Character Development

  • You (the protagonist): The second‑person narration immediately places the reader inside the experience. The protagonist is curious, starry‑eyed, and willing to chase an improbable rumor. Their internal conflict—temptation to leave versus the pull of the mystery—mirrors the threshold of a classic adventure. They choose to stay, demonstrating a hunger for the extraordinary.
  • The Professor: Introduced only in the final moments, she defies the rumored image of a towering, larger‑than‑life figure. Her grandmotherly appearance contrasts with the aura of legend, humanizing her while deepening the mystery. Her words establish her role as a storyteller and gatekeeper.

Themes, Symbols, or Motifs

  • The Power of Stories: The entire chapter is built on a rumor, and the professor’s first words frame storytelling as the core of the experience. The protagonist’s journey is itself a story unfolding.
  • Hidden Knowledge and Secret Worlds: The class is absent from catalogs, the professor ungoogleable, and the theater feels like a rabbit hole between reality and fantasy. The chapter employs the motif of a secret door to a hidden realm.
  • Anticipation and Doubt: The long period of darkness tests the protagonist’s resolve, emphasizing the tension between belief and skepticism that often accompanies the pursuit of magic or truth.
  • Symbolism of the Theater: The vintage theater—with its pay phones (outdated communication), old‑fashioned concession stand, and art deco design—represents a liminal space suspended in time, where the ordinary rules (like working phones) cease to apply.
  • Darkness and Light: The theater’s plunge into absolute blackness followed by the single stage light mirrors a journey from ignorance to the first glimmer of knowledge.

Why This Chapter Matters

"Folklore 517" functions as both a prologue and an invitation. By employing the second‑person “you,” Garber collapses the distance between the reader and the protagonist, generating immediate immersion and a sense of personal stakes. The chapter establishes the novel’s central premise—a secret class that is not a conventional course but an experience rooted in stories—and introduces the setting as a character in its own right. The vintage theater, with its nod to old Hollywood and art deco aesthetics, signals a world where the past and the mysterious coexist. The delayed appearance of the professor and the technological blackout create a controlled atmosphere of disorientation, priming the reader for a narrative that will blur the lines between reality and legend. The chapter ends on a promise: a story is about to be told, and by extension, the reader is about to receive one.

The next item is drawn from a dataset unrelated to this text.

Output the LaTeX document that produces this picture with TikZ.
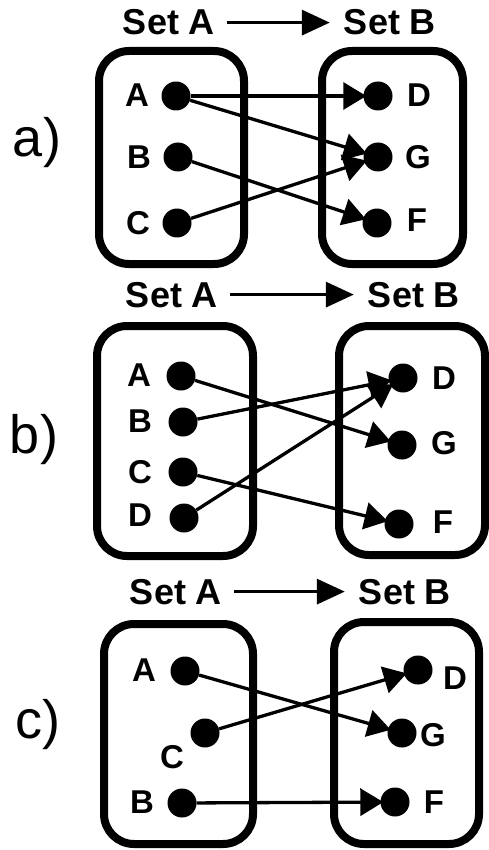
\documentclass[tikz,border=0pt]{standalone}
\usepackage{fontspec}
\setmainfont{Liberation Sans}
\usetikzlibrary{arrows.meta}
\begin{document}
\begin{tikzpicture}[x=1pt,y=-1pt,
  setbox/.style={draw, line width=8pt, rounded corners=30pt},
  dot/.style={circle, fill=black, inner sep=0pt, minimum size=29pt},
  lbl/.style={font=\fontsize{33}{36}\selectfont\bfseries, inner sep=0pt},
  title/.style={font=\fontsize{36}{40}\selectfont\bfseries, inner sep=0pt, anchor=base},
  panel/.style={font=\fontsize{54}{60}\selectfont, inner sep=0pt, anchor=base},
  toparrow/.style={line width=3.5pt, -{Triangle[length=28pt,width=25pt]}, shorten <=12pt, shorten >=14pt},
  mapto/.style={line width=3.3pt, -{Triangle[length=23pt,width=27pt]}, shorten >=-3pt}
]
\fill[white] (0,0) rectangle (489,850);
\useasboundingbox (0,0) rectangle (489,850);

% ---------------- panel a ----------------
\node[panel] (pa) at (37,157) {a)};
\node[title] (aSA) at (169,35) {Set A};
\node[title] (aSB) at (390,35) {Set B};
\draw[toparrow] (aSA) -- (aSB);
\draw[setbox] (99,51) rectangle (244,264);
\draw[setbox] (322,51) rectangle (463,264);
\node[dot] (aA) at (176,96) {};
\node[dot] (aB) at (178,157) {};
\node[dot] (aC) at (177,223) {};
\node[dot] (aD) at (378,96) {};
\node[dot] (aG) at (378,157) {};
\node[dot] (aF) at (377,223) {};
\node[lbl] (laA) at (137,95) {A};
\node[lbl] (laB) at (139,157) {B};
\node[lbl] (laC) at (138,223) {C};
\node[lbl] (laD) at (419,95) {D};
\node[lbl] (laG) at (418,157) {G};
\node[lbl] (laF) at (417,220) {F};
\draw[mapto] (aA) -- (aD);
\draw[mapto] (aA) -- (aG);
\draw[mapto] (aB) -- (aF);
\draw[mapto] (aC) -- (aG);

% ---------------- panel b ----------------
\node[panel] (pb) at (34,453) {b)};
\node[title] (bSA) at (172,307) {Set A};
\node[title] (bSB) at (414,307) {Set B};
\draw[toparrow] (bSA) -- (bSB);
\draw[setbox] (97,326) rectangle (253,556);
\draw[setbox] (339,326) rectangle (485,555);
\node[dot] (bA) at (181,376) {};
\node[dot] (bB) at (183,422) {};
\node[dot] (bC) at (183,472) {};
\node[dot] (bD) at (184,518) {};
\node[dot] (bDD) at (403,378) {};
\node[dot] (bG) at (402,445) {};
\node[dot] (bF) at (399,524) {};
\node[lbl] (lbA) at (139,375) {A};
\node[lbl] (lbB) at (140,421) {B};
\node[lbl] (lbC) at (140,472) {C};
\node[lbl] (lbD) at (140,515) {D};
\node[lbl] (lbDD) at (444,378) {D};
\node[lbl] (lbG) at (444,443) {G};
\node[lbl] (lbF) at (443,522) {F};
\draw[mapto] (bA) -- (bG);
\draw[mapto] (bB) -- (bDD);
\draw[mapto] (bC) -- (bF);
\draw[mapto] (bD) -- (bDD);

% ---------------- panel c ----------------
\node[panel] (pc) at (38,738) {c)};
\node[title] (cSA) at (176,604) {Set A};
\node[title] (cSB) at (405,604) {Set B};
\draw[toparrow] (cSA) -- (cSB);
\draw[setbox] (104,624) rectangle (253,844);
\draw[setbox] (334,622) rectangle (479,844);
\node[dot] (cA) at (185,671) {};
\node[dot] (cC) at (205,733) {};
\node[dot] (cB) at (182,803) {};
\node[dot] (cD) at (418,670) {};
\node[dot] (cG) at (402,733) {};
\node[dot] (cF) at (395,802) {};
\node[lbl] (lcA) at (144,670) {A};
\node[lbl] (lcC) at (172,757) {C};
\node[lbl] (lcB) at (142,802) {B};
\node[lbl] (lcD) at (455,678) {D};
\node[lbl] (lcG) at (433,735) {G};
\node[lbl] (lcF) at (434,802) {F};
\draw[mapto] (cA) -- (cG);
\draw[mapto] (cC) -- (cD);
\draw[mapto] (cB) -- (cF);
\end{tikzpicture}
\end{document}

Study Questions and Answers

  1. Why does the author use second‑person narration for this chapter?
    The second‑person “you” places the reader directly within the protagonist’s shoes, making the mystery feel personal and immediate. It mirrors the nature of rumors—they are something you hear and choose to follow—and emphasizes the book’s central idea that anyone can stumble into a secret story.

  2. What is the significance of the phones losing all function in the darkened theater?
    The breakdown of the phones symbolizes a disconnection from the ordinary world. No light, no signal, and no clock reinforce the theater as a space outside normal time and technology, forcing the protagonist (and the remaining audience) to rely solely on their senses and instincts.

  3. How does the theater lobby act as a “rabbit hole” for the protagonist?
    The protagonist explicitly hopes for a rabbit hole, echoing Alice in Wonderland. The lobby’s outdated pay phones, historic movie posters, and vintage concession prices suggest a step back in time. Crossing from the rainy parking lot into this nostalgic, almost dreamlike space signals the threshold between everyday life and the magical or hidden world the character is about to enter.